Kenn Carpenter is running against Cindy Ecklund for the Kenai Peninsula Borough Assembly’s east peninsula seat. Carpenter has held the seat since 2017 and has also served as chair of the borough’s lands committee. Carpenter also works at AVTEC in Seward.
Carpenter said in a Sept. 30 interview with the Clarion that, in seeking reelection to the assembly, his biggest priority will be addressing deferred maintenance projects at Kenai Peninsula Borough School District schools. The district identified about $30 million in “critical” projects earlier this year.
He said he doesn’t pledge to fund the school district to the cap because he doesn’t always know what the cap will be. During the most recent budget cycle, for example, the school district requested to be funded to the cap, which was around $53 million, while Kenai Peninsula Borough Mayor Charlie Pierce proposed $43 million as a minimum amount. The final figure was around $48 million.
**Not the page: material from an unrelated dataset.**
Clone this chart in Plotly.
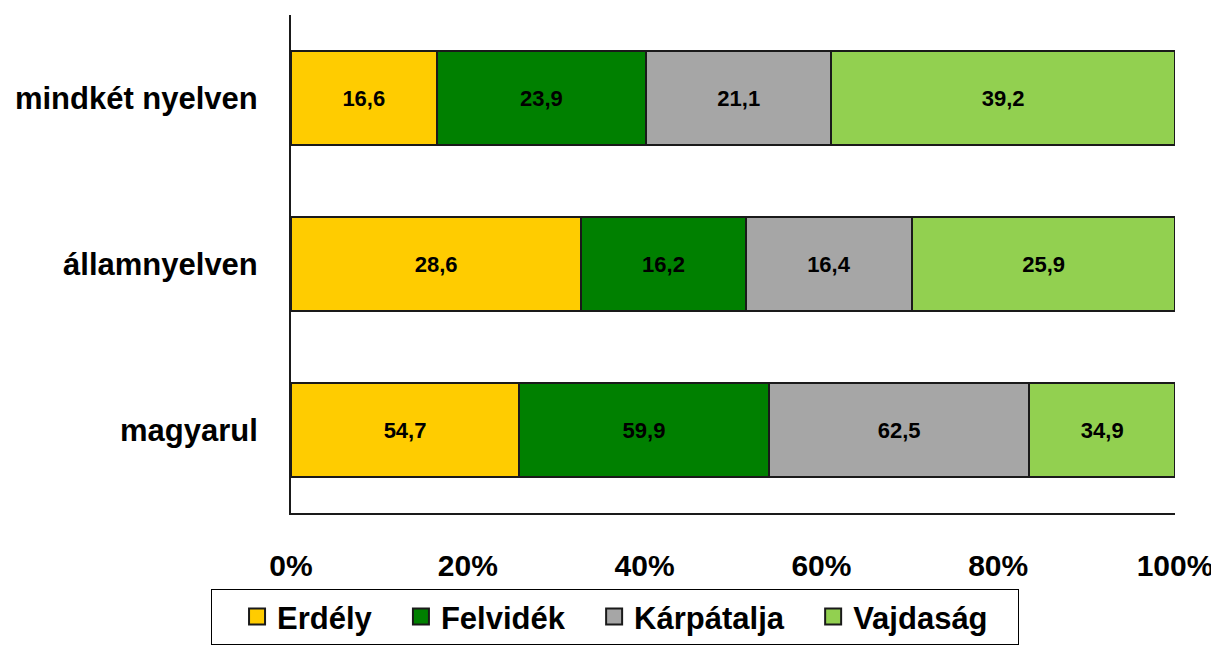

“I still would like to get the state to start funding the schools so that we won’t have this big discussion every year when the school district comes in and says this is how much we want,” Carpenter said.
Carpenter added he would be willing to put the projects out to bond, but that even then he doesn’t think the maintenance could be accomplished in the next three years.
“I’m really into the school buildings because they’re … an asset for the borough,” Carpenter said. “It’s our money — it’s yours and my money — and I think that’s a big issue. I’m going to help push … redoing the schools.”
In reflecting on how the borough distributed federal COVID-19 relief funds, Carpenter attributed the borough’s success to borough staff. If KPBSD had not also received federal pandemic relief funds, he said he would have liked to see some of the borough’s money be put toward schools.
As the borough continues to grapple with how to respond to the COVID-19 pandemic, Carpenter said he thinks it was a good idea to leave health care recommendations up to hospitals, adding that he isn’t a doctor. Criticism of how Central Peninsula Hospital treats COVID patients voiced by Pierce during an assembly meeting earlier this month, Carpenter said, “sadden(ed)” him.
“I support the mayor because, like I said, he’s surrounded himself with a bunch of excellent people and that’s what makes our borough rock and roll,” Carpenter said. “When the mayor goes off like he did the one day, it saddens me because he’s just stating his opinion, and he gets an opinion, but it might be the wrong time to be (giving) his opinion.”
For all the arguing assembly members get into, Carpenter said differences in opinion are what prevent the body from becoming an echo chamber.
“You’ve heard us argue and at the end, I always try to say that I appreciate everybody there,” Carpenter said. “By all of us being there, we’re strong and I still hold that opinion.”
In pitching himself as a candidate to voters, Carpenter said he has only missed one assembly meeting in four years and has tried to do what voters want, whether that means voting against proposed increases to mill rates or funding schools responsibly.
“I take pride in what I do,” Carpenter said. “I argue for my people and I think I’m a strong candidate to keep going on.”
The municipal election is on Oct. 5.